GIVEN DATA ->
◇ ◇ ◇ ◇ ◇

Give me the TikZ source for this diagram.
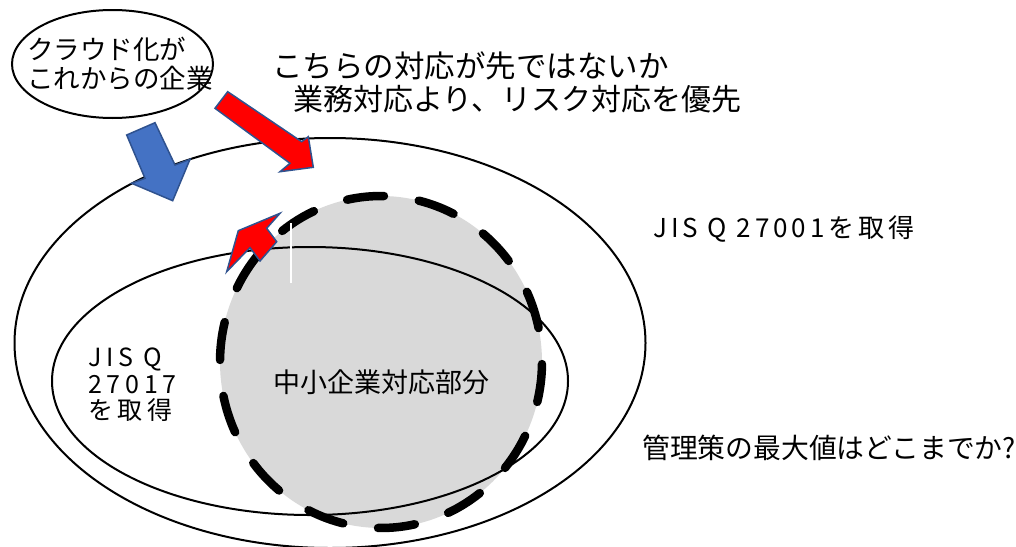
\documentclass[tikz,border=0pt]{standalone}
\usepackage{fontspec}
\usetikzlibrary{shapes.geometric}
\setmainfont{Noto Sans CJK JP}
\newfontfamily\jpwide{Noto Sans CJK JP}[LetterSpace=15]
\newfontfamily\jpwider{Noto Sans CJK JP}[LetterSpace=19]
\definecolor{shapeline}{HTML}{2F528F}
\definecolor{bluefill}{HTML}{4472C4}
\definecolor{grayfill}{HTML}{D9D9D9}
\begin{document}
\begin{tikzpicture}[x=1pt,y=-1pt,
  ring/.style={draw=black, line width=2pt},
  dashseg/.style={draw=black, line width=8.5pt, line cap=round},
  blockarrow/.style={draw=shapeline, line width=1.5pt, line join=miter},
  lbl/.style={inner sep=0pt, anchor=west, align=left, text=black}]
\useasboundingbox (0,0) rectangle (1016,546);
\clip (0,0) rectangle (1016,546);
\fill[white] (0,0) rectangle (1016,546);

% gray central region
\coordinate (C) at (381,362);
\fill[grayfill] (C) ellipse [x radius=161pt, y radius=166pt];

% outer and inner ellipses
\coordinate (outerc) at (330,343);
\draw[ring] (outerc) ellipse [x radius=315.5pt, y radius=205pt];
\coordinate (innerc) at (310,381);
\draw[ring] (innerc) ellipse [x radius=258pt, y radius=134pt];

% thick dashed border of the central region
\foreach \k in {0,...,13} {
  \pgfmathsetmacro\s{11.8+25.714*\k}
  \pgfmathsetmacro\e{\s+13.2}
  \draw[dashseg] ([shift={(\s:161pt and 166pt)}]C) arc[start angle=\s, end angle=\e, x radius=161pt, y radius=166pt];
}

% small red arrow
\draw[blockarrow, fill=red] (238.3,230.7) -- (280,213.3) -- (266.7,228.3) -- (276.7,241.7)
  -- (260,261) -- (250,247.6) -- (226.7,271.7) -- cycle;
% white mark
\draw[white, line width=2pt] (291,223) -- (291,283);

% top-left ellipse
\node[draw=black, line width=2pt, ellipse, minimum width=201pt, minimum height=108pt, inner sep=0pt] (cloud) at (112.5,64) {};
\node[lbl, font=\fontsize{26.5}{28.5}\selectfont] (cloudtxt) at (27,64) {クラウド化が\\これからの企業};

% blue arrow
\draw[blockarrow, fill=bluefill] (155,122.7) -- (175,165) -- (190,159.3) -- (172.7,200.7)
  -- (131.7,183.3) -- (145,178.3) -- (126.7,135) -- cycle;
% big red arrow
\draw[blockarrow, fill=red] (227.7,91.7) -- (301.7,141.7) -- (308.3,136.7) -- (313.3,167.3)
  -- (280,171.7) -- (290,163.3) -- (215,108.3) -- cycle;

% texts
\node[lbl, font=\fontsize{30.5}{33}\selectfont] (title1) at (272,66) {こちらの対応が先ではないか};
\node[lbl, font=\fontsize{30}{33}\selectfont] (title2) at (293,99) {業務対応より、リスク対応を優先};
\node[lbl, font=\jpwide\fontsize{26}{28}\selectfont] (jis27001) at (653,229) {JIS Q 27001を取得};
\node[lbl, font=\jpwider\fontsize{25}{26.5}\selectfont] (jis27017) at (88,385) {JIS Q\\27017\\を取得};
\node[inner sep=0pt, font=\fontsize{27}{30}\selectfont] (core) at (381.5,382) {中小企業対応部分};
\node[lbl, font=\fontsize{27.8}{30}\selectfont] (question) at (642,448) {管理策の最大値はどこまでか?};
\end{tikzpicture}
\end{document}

◇ ◇ ◇ ◇ ◇

WHAT IS EXPECTED ->
Copy out the listing exactly as it stands, but not the pictures.

RESPONSE TO THE TASK ->
Give me the TikZ source for this diagram.
\documentclass[tikz,border=0pt]{standalone}
\usepackage{fontspec}
\usetikzlibrary{shapes.geometric}
\setmainfont{Noto Sans CJK JP}
\newfontfamily\jpwide{Noto Sans CJK JP}[LetterSpace=15]
\newfontfamily\jpwider{Noto Sans CJK JP}[LetterSpace=19]
\definecolor{shapeline}{HTML}{2F528F}
\definecolor{bluefill}{HTML}{4472C4}
\definecolor{grayfill}{HTML}{D9D9D9}
\begin{document}
\begin{tikzpicture}[x=1pt,y=-1pt,
  ring/.style={draw=black, line width=2pt},
  dashseg/.style={draw=black, line width=8.5pt, line cap=round},
  blockarrow/.style={draw=shapeline, line width=1.5pt, line join=miter},
  lbl/.style={inner sep=0pt, anchor=west, align=left, text=black}]
\useasboundingbox (0,0) rectangle (1016,546);
\clip (0,0) rectangle (1016,546);
\fill[white] (0,0) rectangle (1016,546);

% gray central region
\coordinate (C) at (381,362);
\fill[grayfill] (C) ellipse [x radius=161pt, y radius=166pt];

% outer and inner ellipses
\coordinate (outerc) at (330,343);
\draw[ring] (outerc) ellipse [x radius=315.5pt, y radius=205pt];
\coordinate (innerc) at (310,381);
\draw[ring] (innerc) ellipse [x radius=258pt, y radius=134pt];

% thick dashed border of the central region
\foreach \k in {0,...,13} {
  \pgfmathsetmacro\s{11.8+25.714*\k}
  \pgfmathsetmacro\e{\s+13.2}
  \draw[dashseg] ([shift={(\s:161pt and 166pt)}]C) arc[start angle=\s, end angle=\e, x radius=161pt, y radius=166pt];
}

% small red arrow
\draw[blockarrow, fill=red] (238.3,230.7) -- (280,213.3) -- (266.7,228.3) -- (276.7,241.7)
  -- (260,261) -- (250,247.6) -- (226.7,271.7) -- cycle;
% white mark
\draw[white, line width=2pt] (291,223) -- (291,283);

% top-left ellipse
\node[draw=black, line width=2pt, ellipse, minimum width=201pt, minimum height=108pt, inner sep=0pt] (cloud) at (112.5,64) {};
\node[lbl, font=\fontsize{26.5}{28.5}\selectfont] (cloudtxt) at (27,64) {クラウド化が\\これからの企業};

% blue arrow
\draw[blockarrow, fill=bluefill] (155,122.7) -- (175,165) -- (190,159.3) -- (172.7,200.7)
  -- (131.7,183.3) -- (145,178.3) -- (126.7,135) -- cycle;
% big red arrow
\draw[blockarrow, fill=red] (227.7,91.7) -- (301.7,141.7) -- (308.3,136.7) -- (313.3,167.3)
  -- (280,171.7) -- (290,163.3) -- (215,108.3) -- cycle;

% texts
\node[lbl, font=\fontsize{30.5}{33}\selectfont] (title1) at (272,66) {こちらの対応が先ではないか};
\node[lbl, font=\fontsize{30}{33}\selectfont] (title2) at (293,99) {業務対応より、リスク対応を優先};
\node[lbl, font=\jpwide\fontsize{26}{28}\selectfont] (jis27001) at (653,229) {JIS Q 27001を取得};
\node[lbl, font=\jpwider\fontsize{25}{26.5}\selectfont] (jis27017) at (88,385) {JIS Q\\27017\\を取得};
\node[inner sep=0pt, font=\fontsize{27}{30}\selectfont] (core) at (381.5,382) {中小企業対応部分};
\node[lbl, font=\fontsize{27.8}{30}\selectfont] (question) at (642,448) {管理策の最大値はどこまでか?};
\end{tikzpicture}
\end{document}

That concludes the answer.